WHAT IS NEEDED: Every record below should be transcribed exactly. Omit the images.

DATA TO USE:
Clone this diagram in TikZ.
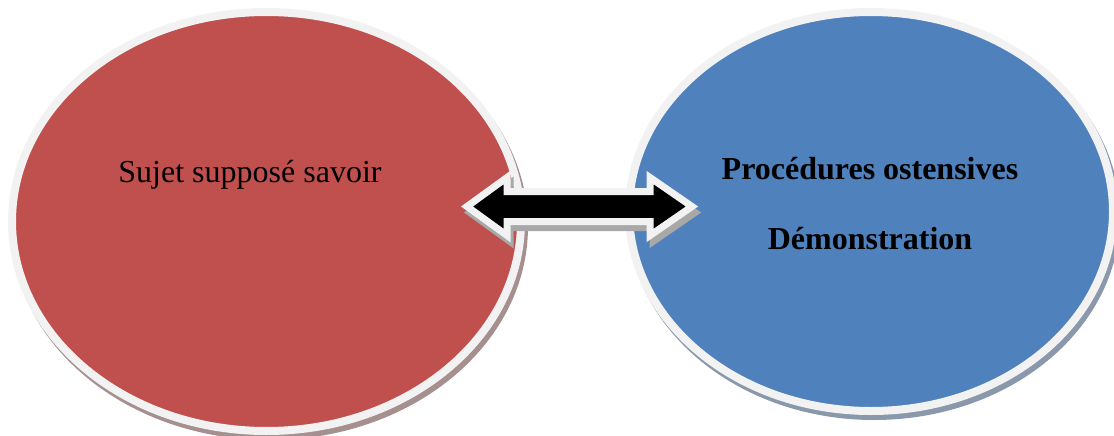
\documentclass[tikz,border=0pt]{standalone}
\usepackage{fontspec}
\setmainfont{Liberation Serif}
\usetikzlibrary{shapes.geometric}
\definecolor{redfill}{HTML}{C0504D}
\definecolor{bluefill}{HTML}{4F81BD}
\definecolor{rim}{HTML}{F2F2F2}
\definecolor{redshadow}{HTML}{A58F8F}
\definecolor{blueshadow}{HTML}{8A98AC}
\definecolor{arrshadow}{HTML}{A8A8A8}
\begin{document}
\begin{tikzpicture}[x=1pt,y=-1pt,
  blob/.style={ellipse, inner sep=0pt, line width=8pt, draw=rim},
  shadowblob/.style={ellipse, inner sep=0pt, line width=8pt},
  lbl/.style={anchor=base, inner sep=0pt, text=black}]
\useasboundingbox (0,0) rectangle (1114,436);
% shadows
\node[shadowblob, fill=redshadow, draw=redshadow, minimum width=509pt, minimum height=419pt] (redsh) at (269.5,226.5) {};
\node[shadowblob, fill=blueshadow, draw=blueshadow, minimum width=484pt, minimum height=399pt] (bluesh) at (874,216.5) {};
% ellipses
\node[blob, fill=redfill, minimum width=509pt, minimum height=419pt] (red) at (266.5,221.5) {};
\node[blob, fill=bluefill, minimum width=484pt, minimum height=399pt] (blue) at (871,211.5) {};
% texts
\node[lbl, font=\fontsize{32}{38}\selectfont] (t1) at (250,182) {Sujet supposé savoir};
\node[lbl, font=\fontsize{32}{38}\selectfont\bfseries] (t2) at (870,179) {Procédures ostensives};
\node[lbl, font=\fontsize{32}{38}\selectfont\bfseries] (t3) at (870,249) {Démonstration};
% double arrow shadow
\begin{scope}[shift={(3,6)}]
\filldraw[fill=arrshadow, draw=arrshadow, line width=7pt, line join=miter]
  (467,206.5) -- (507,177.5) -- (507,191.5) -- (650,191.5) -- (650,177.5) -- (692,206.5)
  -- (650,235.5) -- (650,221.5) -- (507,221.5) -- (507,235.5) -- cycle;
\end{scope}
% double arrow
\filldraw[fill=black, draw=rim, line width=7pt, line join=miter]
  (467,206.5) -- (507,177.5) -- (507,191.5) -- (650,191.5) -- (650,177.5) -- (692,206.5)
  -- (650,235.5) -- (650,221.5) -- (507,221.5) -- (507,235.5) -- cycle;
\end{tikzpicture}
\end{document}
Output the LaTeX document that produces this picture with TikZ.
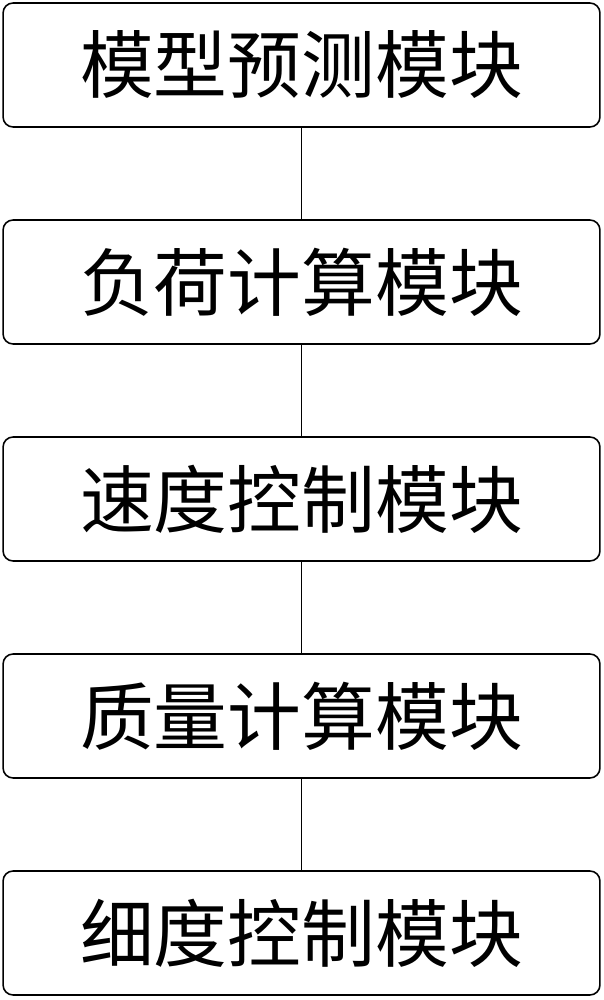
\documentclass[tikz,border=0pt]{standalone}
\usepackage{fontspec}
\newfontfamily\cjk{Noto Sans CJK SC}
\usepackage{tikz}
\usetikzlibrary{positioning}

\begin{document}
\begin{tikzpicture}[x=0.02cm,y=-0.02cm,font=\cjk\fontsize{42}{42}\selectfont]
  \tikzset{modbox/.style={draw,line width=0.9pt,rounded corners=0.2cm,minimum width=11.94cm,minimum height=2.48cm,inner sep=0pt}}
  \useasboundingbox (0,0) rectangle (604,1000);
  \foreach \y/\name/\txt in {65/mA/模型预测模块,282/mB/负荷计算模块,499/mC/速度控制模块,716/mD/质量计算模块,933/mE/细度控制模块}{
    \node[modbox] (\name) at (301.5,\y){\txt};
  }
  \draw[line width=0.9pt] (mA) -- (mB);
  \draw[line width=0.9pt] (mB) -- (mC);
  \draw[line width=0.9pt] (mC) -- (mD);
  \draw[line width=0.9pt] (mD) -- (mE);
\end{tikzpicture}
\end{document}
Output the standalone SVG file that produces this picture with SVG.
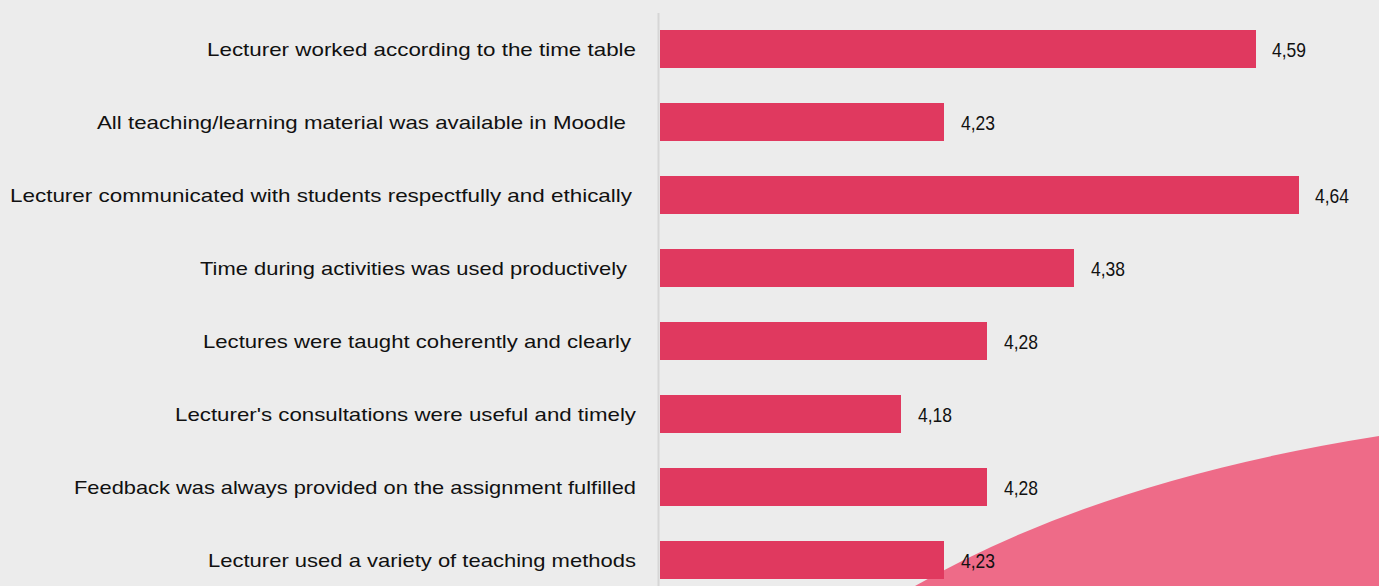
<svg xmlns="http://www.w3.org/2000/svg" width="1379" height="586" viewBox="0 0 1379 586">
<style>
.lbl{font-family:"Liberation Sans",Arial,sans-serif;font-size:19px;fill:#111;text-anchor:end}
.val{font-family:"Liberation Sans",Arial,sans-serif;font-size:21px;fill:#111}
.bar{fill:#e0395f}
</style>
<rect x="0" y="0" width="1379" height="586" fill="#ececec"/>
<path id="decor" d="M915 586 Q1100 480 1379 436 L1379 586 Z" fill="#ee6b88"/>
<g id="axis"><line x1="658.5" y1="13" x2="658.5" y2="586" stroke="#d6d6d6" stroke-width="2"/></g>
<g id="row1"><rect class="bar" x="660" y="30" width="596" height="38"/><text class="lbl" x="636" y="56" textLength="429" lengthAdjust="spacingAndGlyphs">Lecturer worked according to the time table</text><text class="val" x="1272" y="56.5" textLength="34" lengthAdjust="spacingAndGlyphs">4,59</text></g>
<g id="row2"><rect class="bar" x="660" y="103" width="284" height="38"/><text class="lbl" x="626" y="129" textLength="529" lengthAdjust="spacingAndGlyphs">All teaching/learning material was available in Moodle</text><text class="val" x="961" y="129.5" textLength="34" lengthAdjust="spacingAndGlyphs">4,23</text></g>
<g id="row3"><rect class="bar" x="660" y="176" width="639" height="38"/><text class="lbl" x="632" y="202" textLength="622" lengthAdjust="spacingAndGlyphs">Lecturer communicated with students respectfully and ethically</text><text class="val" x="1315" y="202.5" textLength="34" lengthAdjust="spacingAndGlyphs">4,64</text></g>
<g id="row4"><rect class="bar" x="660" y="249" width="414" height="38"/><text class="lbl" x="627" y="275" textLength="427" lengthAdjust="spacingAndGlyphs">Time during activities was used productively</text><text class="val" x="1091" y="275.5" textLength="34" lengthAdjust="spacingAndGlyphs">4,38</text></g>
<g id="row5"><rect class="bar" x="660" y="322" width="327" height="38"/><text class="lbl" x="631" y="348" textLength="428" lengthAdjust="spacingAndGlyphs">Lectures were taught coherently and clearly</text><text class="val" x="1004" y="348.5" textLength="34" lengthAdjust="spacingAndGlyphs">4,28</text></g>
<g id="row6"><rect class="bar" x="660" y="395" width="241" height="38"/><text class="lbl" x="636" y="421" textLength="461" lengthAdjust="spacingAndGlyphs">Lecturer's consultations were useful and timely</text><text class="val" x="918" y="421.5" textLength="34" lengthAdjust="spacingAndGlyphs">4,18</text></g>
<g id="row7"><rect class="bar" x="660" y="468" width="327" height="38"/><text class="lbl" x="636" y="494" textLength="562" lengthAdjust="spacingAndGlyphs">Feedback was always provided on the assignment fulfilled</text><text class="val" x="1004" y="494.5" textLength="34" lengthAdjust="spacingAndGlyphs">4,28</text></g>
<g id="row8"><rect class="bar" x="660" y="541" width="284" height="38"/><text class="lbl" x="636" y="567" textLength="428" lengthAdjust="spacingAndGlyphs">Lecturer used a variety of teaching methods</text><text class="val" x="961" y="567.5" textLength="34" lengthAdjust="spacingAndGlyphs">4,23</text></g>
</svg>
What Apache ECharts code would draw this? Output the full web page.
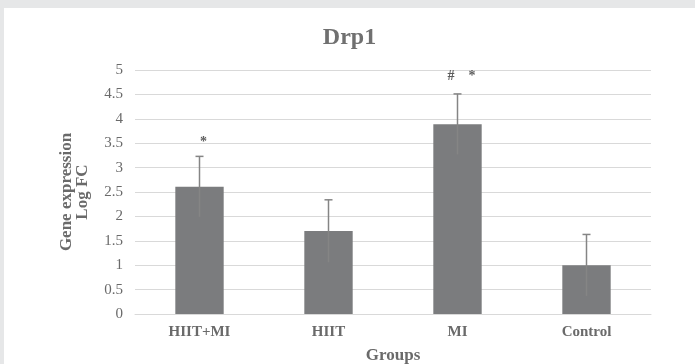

WORKED ANSWER:
Clone this diagram in TikZ.
\documentclass[tikz,border=0pt]{standalone}
\usepackage{fontspec}
\setmainfont{Liberation Serif}
\usetikzlibrary{shapes.geometric}
\definecolor{redfill}{HTML}{C0504D}
\definecolor{bluefill}{HTML}{4F81BD}
\definecolor{rim}{HTML}{F2F2F2}
\definecolor{redshadow}{HTML}{A58F8F}
\definecolor{blueshadow}{HTML}{8A98AC}
\definecolor{arrshadow}{HTML}{A8A8A8}
\begin{document}
\begin{tikzpicture}[x=1pt,y=-1pt,
  blob/.style={ellipse, inner sep=0pt, line width=8pt, draw=rim},
  shadowblob/.style={ellipse, inner sep=0pt, line width=8pt},
  lbl/.style={anchor=base, inner sep=0pt, text=black}]
\useasboundingbox (0,0) rectangle (1114,436);
% shadows
\node[shadowblob, fill=redshadow, draw=redshadow, minimum width=509pt, minimum height=419pt] (redsh) at (269.5,226.5) {};
\node[shadowblob, fill=blueshadow, draw=blueshadow, minimum width=484pt, minimum height=399pt] (bluesh) at (874,216.5) {};
% ellipses
\node[blob, fill=redfill, minimum width=509pt, minimum height=419pt] (red) at (266.5,221.5) {};
\node[blob, fill=bluefill, minimum width=484pt, minimum height=399pt] (blue) at (871,211.5) {};
% texts
\node[lbl, font=\fontsize{32}{38}\selectfont] (t1) at (250,182) {Sujet supposé savoir};
\node[lbl, font=\fontsize{32}{38}\selectfont\bfseries] (t2) at (870,179) {Procédures ostensives};
\node[lbl, font=\fontsize{32}{38}\selectfont\bfseries] (t3) at (870,249) {Démonstration};
% double arrow shadow
\begin{scope}[shift={(3,6)}]
\filldraw[fill=arrshadow, draw=arrshadow, line width=7pt, line join=miter]
  (467,206.5) -- (507,177.5) -- (507,191.5) -- (650,191.5) -- (650,177.5) -- (692,206.5)
  -- (650,235.5) -- (650,221.5) -- (507,221.5) -- (507,235.5) -- cycle;
\end{scope}
% double arrow
\filldraw[fill=black, draw=rim, line width=7pt, line join=miter]
  (467,206.5) -- (507,177.5) -- (507,191.5) -- (650,191.5) -- (650,177.5) -- (692,206.5)
  -- (650,235.5) -- (650,221.5) -- (507,221.5) -- (507,235.5) -- cycle;
\end{tikzpicture}
\end{document}
Output the LaTeX document that produces this picture with TikZ.
\documentclass[tikz,border=0pt]{standalone}
\usepackage{fontspec}
\newfontfamily\cjk{Noto Sans CJK SC}
\usepackage{tikz}
\usetikzlibrary{positioning}

\begin{document}
\begin{tikzpicture}[x=0.02cm,y=-0.02cm,font=\cjk\fontsize{42}{42}\selectfont]
  \tikzset{modbox/.style={draw,line width=0.9pt,rounded corners=0.2cm,minimum width=11.94cm,minimum height=2.48cm,inner sep=0pt}}
  \useasboundingbox (0,0) rectangle (604,1000);
  \foreach \y/\name/\txt in {65/mA/模型预测模块,282/mB/负荷计算模块,499/mC/速度控制模块,716/mD/质量计算模块,933/mE/细度控制模块}{
    \node[modbox] (\name) at (301.5,\y){\txt};
  }
  \draw[line width=0.9pt] (mA) -- (mB);
  \draw[line width=0.9pt] (mB) -- (mC);
  \draw[line width=0.9pt] (mC) -- (mD);
  \draw[line width=0.9pt] (mD) -- (mE);
\end{tikzpicture}
\end{document}
Output the standalone SVG file that produces this picture with SVG.
<svg xmlns="http://www.w3.org/2000/svg" width="1379" height="586" viewBox="0 0 1379 586">
<style>
.lbl{font-family:"Liberation Sans",Arial,sans-serif;font-size:19px;fill:#111;text-anchor:end}
.val{font-family:"Liberation Sans",Arial,sans-serif;font-size:21px;fill:#111}
.bar{fill:#e0395f}
</style>
<rect x="0" y="0" width="1379" height="586" fill="#ececec"/>
<path id="decor" d="M915 586 Q1100 480 1379 436 L1379 586 Z" fill="#ee6b88"/>
<g id="axis"><line x1="658.5" y1="13" x2="658.5" y2="586" stroke="#d6d6d6" stroke-width="2"/></g>
<g id="row1"><rect class="bar" x="660" y="30" width="596" height="38"/><text class="lbl" x="636" y="56" textLength="429" lengthAdjust="spacingAndGlyphs">Lecturer worked according to the time table</text><text class="val" x="1272" y="56.5" textLength="34" lengthAdjust="spacingAndGlyphs">4,59</text></g>
<g id="row2"><rect class="bar" x="660" y="103" width="284" height="38"/><text class="lbl" x="626" y="129" textLength="529" lengthAdjust="spacingAndGlyphs">All teaching/learning material was available in Moodle</text><text class="val" x="961" y="129.5" textLength="34" lengthAdjust="spacingAndGlyphs">4,23</text></g>
<g id="row3"><rect class="bar" x="660" y="176" width="639" height="38"/><text class="lbl" x="632" y="202" textLength="622" lengthAdjust="spacingAndGlyphs">Lecturer communicated with students respectfully and ethically</text><text class="val" x="1315" y="202.5" textLength="34" lengthAdjust="spacingAndGlyphs">4,64</text></g>
<g id="row4"><rect class="bar" x="660" y="249" width="414" height="38"/><text class="lbl" x="627" y="275" textLength="427" lengthAdjust="spacingAndGlyphs">Time during activities was used productively</text><text class="val" x="1091" y="275.5" textLength="34" lengthAdjust="spacingAndGlyphs">4,38</text></g>
<g id="row5"><rect class="bar" x="660" y="322" width="327" height="38"/><text class="lbl" x="631" y="348" textLength="428" lengthAdjust="spacingAndGlyphs">Lectures were taught coherently and clearly</text><text class="val" x="1004" y="348.5" textLength="34" lengthAdjust="spacingAndGlyphs">4,28</text></g>
<g id="row6"><rect class="bar" x="660" y="395" width="241" height="38"/><text class="lbl" x="636" y="421" textLength="461" lengthAdjust="spacingAndGlyphs">Lecturer's consultations were useful and timely</text><text class="val" x="918" y="421.5" textLength="34" lengthAdjust="spacingAndGlyphs">4,18</text></g>
<g id="row7"><rect class="bar" x="660" y="468" width="327" height="38"/><text class="lbl" x="636" y="494" textLength="562" lengthAdjust="spacingAndGlyphs">Feedback was always provided on the assignment fulfilled</text><text class="val" x="1004" y="494.5" textLength="34" lengthAdjust="spacingAndGlyphs">4,28</text></g>
<g id="row8"><rect class="bar" x="660" y="541" width="284" height="38"/><text class="lbl" x="636" y="567" textLength="428" lengthAdjust="spacingAndGlyphs">Lecturer used a variety of teaching methods</text><text class="val" x="961" y="567.5" textLength="34" lengthAdjust="spacingAndGlyphs">4,23</text></g>
</svg>
What Apache ECharts code would draw this? Output the full web page.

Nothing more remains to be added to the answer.